House Bill 860 would protect kuleana owners from often costly litigation associated with new landowners clearing title to the land through quiet title lawsuits.

“Weʻve been losing our lands for 160 years,” says Sonoda-Pale, “So now Iʻm glad finally that thereʻs some kind of effort to give us additional protections to help us hold onto these lands.

Instead, landowners would be forced to resolve any property disputes with kuleana land owners through mediation. The bill was introduced last year after Facebook CEO Mark Zuckerberg filed quiet title lawsuits for his 700-acre oceanfront estate in Pilaʻa, Kauaʻi. He later withdrew the lawsuits but the bill was kept alive.

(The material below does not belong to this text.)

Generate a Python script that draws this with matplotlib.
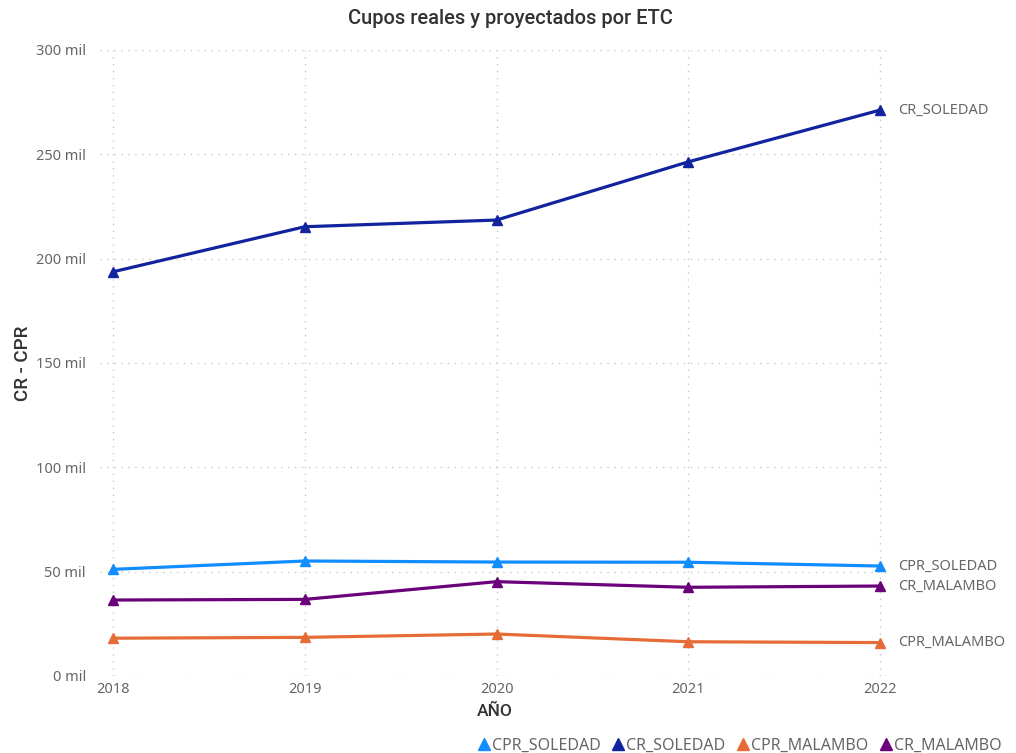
import matplotlib.pyplot as plt
from matplotlib.lines import Line2D

plt.rcParams['font.family'] = ['Noto Sans', 'DejaVu Sans']

anios = [2018, 2019, 2020, 2021, 2022]
cpr_soledad = [51.1, 55.1, 54.6, 54.5, 52.7]
cr_soledad = [193.7, 215.3, 218.5, 246.4, 271.2]
cpr_malambo = [18.1, 18.5, 20.1, 16.4, 16.0]
cr_malambo = [36.4, 36.7, 45.2, 42.5, 43.1]

series = ["CPR_SOLEDAD", "CR_SOLEDAD", "CPR_MALAMBO", "CR_MALAMBO"]
valores = [cpr_soledad, cr_soledad, cpr_malambo, cr_malambo]
colores = ["#118DFF", "#12239E", "#E66C37", "#6B007B"]
y_ticks = [0, 50, 100, 150, 200, 250, 300]

fig = plt.figure(figsize=(10.16, 7.53), dpi=100)
ax = fig.add_axes([0.0984, 0.1023, 0.7776, 0.8313])

for nombre, v, c in zip(series, valores, colores):
    ax.plot(anios, v, color=c, lw=2.3, marker="^", markersize=7, zorder=3)
    ax.annotate(nombre, (anios[-1], v[-1]), xytext=(13, 0), textcoords="offset points",
                va="center", ha="left", fontsize=10.5, color="#666666")

ax.set_xlim(2017.932, 2022.052)
ax.set_ylim(0, 300)
ax.set_xticks(anios)
ax.set_xticklabels([str(a) for a in anios])
ax.set_yticks(y_ticks)
ax.set_yticklabels([f"{t} mil" for t in y_ticks])
ax.tick_params(length=0, labelsize=10.5, labelcolor="#666666")
ax.tick_params(axis="y", pad=10)
ax.tick_params(axis="x", pad=4)
ax.grid(True, linestyle=(0, (1, 4)), color="#C8C8C8", lw=1)
for s in ax.spines.values():
    s.set_visible(False)

tit = dict(family=['Roboto', 'DejaVu Sans'], weight='medium', color="#333333")
ax.set_xlabel("AÑO", fontsize=12.5, labelpad=5, **tit)
ax.set_ylabel("CR - CPR", fontsize=13.5, labelpad=3, **tit)
fig.text(0.502, 0.975, "Cupos reales y proyectados por ETC", ha="center", va="center",
         fontsize=14.5, **tit)

handles = [Line2D([], [], color=c, marker="^", linestyle="none", markersize=9) for c in colores]
fig.legend(handles, series, loc="lower right", bbox_to_anchor=(1.0, -0.02), ncol=4,
           frameon=False, fontsize=11.5, handletextpad=0.0, columnspacing=0.6,
           handlelength=1.0, labelcolor="#666666")

fig.savefig("out.png", dpi=100)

Mike Gibson is an attorney with Ashford and Wriston. He’s worked on 50 quiet title and partition cases in the last 40 years, and says none have been resolved with mediation.

“Not a single one,” says Gibson,”That’s not to say that mediation isn’t good. In mediation, if the parties don’t reach an agreement, then they proceed on to litigation in the court or arbitration.”

The bill also requires that quiet title cases filed by the same plaintiff regarding the same area be consolidated. Bill supporters say consolidation would give people with rights to the land more bargaining power as a group in negotiations with landowners.

“By requiring cases to be consolidated where a plaintiff is suing to quiet title to different properties on different parts of the islands that have no common chain of paper title, I don’t know of any reason to do that,” says Gibson.

Sonoda-Pale says the bill strengthens protections for native Hawaiians to hold onto the little land they still have under their control. Kuleana lands account for less than one percent of land in Hawaiʻi.

“We have one of the highest cost of living in the U.S. and very limited amounts of land,” says Sonoda-Pale, “Housing and access to lands is an issue and it’s getting worse for Hawaiians, kanaka maoli, in our own homelands.”

House Bill 860 goes to conference committee this week.